BOCA RATON, Fla. -- It was a solemn end for the man who has been a constant for Northern Illinois for four years, although there was a smile to end the evening.
Despite the 37-13 loss at the hands of UAB in the Boca Raton Bowl, NIU tackle Max Scharping was able to enjoy a wide grin and a laugh at the end of an emotionally exhausting game.
According to him, it was his idea to jump in a pool in full graduation regalia alongside seven other graduating seniors during the Huskies' trip to their second Boca Raton Bowl. Scharping had the chance to experience the bowl from the sideline the first time in 2014 as a redshirt freshman.
"That was actually my idea, I'll take credit for that one," Scharping said with a laugh. "It's a blessing to be with some of your best friends and to be in a place like Florida to do it is pretty cool."
The recently graduated senior left tackle -- he celebrated his graduation with a Master's degree in exercise physiology in the ceremony held in Boca Raton -- made his 53rd consecutive start at left tackle in the Boca Raton Bowl Tuesday.
That consistency is the type of thing that coach Rod Carey said he loved about the 2018 group of seniors, led by Scharping.
"He's the same guy everyday," Carey said in praise of Scharping. "When you're the same guy everyday, you come to work and he's been one of the guys who has been the same when it comes to that."
"It has meant everything to me because they gave me a shot to play," Scharping said. "I tried to take advantage of it the best I could.
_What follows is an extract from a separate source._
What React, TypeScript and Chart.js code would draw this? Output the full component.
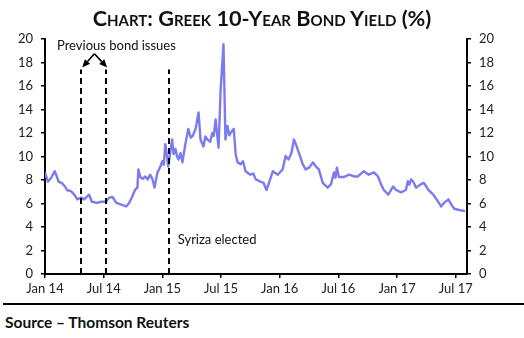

These guys and the coaches, they have been my family for the last four and-a-half-years. It's tough to go out like this, but I'll look back on the good times."
Scharping was joined by his roommate of three years in tight end Ty Harmston in celebrating the graduation.
"It has been awesome. I'm really happy for the guy. He's one of my best friends and he deserves a almost every single one of those things he has gotten and been lucky enough to line up for him most of those plays," Harmston said in the lead-up to the Boca Raton Bowl. "He makes my job a lot easier a lot of the time too and that has been really fun and really cool."
Playing alongside lifelong best friends has been an added plus for the senior linemen, who can next set his sights on upcoming Pro Days and a Senior Bowl appearance. Scharping has run up against his fair share of professional caliber defensive players the last few years. He has done enough to garner the recognition of draft board junkies for his brute strength on the game field.
"I didn't think I was going to start this many games or play this many games," Scharping said. "It's beyond my wildest dreams, but you've got to take it day by day and take advantage of the opportunities in front of you."
Just a few accolades heaped upon the 6 foot, 6 inch 320-pound NFL prospect included: three-time first team all-Mid-American Conference selection, being named a Campbell Trophy finalist as one of the top 13 scholar-athlete football players in the country per the National Football Foundation and consistent recognition for community service.
"He gets a lot of the attention and he should because of his play and academic progress," Carey said in November. "He's just one of those guys if my son grows up to be like him, I'm going to consider it a success."